◆ **AIM OF THE TASK**
Write out the listing, please, but only from its first line through the line containing "ReferenceLine, XAxis, YAxis", exactly as given and without pictures.

◆ **GIVEN INFORMATION**
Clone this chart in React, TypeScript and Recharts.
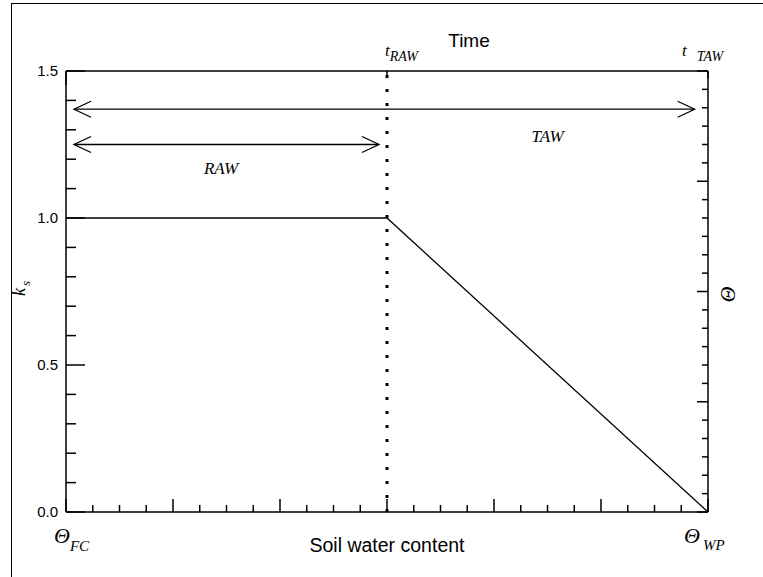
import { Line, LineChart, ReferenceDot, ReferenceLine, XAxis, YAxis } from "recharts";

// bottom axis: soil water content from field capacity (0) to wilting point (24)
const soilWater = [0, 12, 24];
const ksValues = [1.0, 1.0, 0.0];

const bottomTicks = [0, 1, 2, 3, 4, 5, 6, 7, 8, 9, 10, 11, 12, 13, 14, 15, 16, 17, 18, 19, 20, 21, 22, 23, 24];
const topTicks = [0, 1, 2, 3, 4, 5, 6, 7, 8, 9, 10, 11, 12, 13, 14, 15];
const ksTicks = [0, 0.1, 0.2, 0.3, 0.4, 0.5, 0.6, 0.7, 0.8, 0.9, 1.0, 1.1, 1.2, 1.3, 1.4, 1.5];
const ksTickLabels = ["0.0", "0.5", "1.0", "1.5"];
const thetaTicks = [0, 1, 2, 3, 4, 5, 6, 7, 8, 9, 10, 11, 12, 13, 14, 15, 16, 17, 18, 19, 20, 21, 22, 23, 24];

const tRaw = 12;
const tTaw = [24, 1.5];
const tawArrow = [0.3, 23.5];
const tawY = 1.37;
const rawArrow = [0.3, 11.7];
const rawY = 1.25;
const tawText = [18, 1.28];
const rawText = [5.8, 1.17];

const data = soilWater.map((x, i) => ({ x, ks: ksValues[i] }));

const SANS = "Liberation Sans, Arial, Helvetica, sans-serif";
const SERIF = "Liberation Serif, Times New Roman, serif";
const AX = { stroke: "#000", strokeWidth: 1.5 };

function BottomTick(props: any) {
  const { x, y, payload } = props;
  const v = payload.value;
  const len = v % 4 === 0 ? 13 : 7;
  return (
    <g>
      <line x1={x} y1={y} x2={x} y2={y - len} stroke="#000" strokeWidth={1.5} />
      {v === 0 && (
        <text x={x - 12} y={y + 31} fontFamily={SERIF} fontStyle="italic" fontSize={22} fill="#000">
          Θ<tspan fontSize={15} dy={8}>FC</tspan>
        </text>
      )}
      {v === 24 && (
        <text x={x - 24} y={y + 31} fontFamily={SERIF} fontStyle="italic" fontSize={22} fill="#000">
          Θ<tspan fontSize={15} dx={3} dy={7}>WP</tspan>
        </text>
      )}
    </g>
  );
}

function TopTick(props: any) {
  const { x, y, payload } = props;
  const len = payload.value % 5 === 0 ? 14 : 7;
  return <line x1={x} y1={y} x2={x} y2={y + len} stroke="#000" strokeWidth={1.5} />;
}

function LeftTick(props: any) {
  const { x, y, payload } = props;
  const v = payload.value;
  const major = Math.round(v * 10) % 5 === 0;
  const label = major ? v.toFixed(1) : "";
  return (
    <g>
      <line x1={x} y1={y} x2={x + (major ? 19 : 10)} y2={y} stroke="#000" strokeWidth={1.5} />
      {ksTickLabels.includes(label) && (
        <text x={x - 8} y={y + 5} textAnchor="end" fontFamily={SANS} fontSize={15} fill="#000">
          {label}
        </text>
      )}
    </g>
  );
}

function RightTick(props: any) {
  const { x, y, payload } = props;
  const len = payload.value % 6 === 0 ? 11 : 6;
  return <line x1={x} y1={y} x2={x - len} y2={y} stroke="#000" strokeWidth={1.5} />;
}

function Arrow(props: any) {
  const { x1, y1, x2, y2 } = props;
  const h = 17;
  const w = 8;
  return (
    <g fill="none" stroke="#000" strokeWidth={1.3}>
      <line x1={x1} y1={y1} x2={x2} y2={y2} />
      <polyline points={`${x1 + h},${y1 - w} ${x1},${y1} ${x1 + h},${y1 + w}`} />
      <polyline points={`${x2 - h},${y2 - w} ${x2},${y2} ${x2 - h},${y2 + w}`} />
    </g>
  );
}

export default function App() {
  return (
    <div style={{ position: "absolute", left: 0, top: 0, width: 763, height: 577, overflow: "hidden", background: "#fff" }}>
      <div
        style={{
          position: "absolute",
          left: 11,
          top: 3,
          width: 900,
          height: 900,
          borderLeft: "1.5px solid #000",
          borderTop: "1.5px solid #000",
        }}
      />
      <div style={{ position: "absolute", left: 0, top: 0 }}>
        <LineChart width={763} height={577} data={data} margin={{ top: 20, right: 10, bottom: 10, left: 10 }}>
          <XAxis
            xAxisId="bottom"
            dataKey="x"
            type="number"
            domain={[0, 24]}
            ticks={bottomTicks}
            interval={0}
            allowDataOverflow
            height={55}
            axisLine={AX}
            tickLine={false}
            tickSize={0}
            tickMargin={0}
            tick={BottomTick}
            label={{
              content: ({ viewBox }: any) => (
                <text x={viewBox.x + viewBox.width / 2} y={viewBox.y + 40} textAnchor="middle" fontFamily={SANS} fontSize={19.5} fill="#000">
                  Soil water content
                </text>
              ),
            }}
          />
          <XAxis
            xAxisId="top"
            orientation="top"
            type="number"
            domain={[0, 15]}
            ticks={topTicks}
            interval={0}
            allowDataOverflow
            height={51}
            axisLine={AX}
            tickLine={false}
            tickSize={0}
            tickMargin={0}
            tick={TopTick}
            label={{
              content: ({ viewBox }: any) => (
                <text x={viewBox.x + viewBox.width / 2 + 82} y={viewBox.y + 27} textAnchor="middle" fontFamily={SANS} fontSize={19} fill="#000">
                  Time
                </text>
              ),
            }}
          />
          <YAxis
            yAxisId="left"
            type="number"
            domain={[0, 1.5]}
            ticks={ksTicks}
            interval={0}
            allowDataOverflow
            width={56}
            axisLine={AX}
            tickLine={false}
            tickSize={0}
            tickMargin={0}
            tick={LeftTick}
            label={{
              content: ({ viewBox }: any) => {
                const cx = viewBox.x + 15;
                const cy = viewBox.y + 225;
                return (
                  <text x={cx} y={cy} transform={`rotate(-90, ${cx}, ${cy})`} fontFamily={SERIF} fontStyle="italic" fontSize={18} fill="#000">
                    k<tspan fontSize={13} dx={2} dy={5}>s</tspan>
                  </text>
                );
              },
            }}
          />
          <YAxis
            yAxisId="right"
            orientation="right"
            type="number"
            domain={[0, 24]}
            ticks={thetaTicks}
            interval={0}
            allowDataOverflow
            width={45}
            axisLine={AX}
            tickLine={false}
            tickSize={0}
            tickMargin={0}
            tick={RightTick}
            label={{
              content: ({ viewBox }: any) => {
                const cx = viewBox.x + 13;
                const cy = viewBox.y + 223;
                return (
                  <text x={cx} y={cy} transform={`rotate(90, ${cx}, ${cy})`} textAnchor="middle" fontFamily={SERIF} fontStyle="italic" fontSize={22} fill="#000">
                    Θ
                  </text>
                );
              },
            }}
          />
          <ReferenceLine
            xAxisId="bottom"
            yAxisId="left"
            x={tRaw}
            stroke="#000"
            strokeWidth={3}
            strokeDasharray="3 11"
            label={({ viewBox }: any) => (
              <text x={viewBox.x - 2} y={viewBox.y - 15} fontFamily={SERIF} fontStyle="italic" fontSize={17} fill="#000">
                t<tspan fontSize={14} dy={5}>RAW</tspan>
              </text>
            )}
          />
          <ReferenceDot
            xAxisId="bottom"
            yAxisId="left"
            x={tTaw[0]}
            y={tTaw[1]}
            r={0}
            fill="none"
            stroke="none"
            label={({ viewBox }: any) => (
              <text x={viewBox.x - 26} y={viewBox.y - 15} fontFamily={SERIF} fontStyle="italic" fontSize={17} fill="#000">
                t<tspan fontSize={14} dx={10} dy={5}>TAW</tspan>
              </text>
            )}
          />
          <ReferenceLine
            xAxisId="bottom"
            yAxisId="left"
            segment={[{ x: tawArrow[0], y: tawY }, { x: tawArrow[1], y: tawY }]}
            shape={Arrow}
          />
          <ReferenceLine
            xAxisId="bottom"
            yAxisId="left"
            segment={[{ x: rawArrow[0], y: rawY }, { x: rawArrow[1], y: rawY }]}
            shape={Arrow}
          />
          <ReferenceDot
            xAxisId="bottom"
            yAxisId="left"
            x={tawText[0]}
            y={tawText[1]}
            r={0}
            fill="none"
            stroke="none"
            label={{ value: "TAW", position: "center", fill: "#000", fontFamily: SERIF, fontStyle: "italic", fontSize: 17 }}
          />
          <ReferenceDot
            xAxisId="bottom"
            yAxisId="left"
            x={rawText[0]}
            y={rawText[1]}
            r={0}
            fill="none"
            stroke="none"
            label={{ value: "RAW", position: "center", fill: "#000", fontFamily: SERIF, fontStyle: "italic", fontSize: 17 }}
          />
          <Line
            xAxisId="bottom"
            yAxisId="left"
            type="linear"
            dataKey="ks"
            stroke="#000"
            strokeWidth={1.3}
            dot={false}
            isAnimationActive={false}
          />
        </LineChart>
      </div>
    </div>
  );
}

◆ **ANSWER TO THE PROBLEM**
Clone this chart in React, TypeScript and Recharts.
import { Line, LineChart, ReferenceDot, ReferenceLine, XAxis, YAxis } from "recharts";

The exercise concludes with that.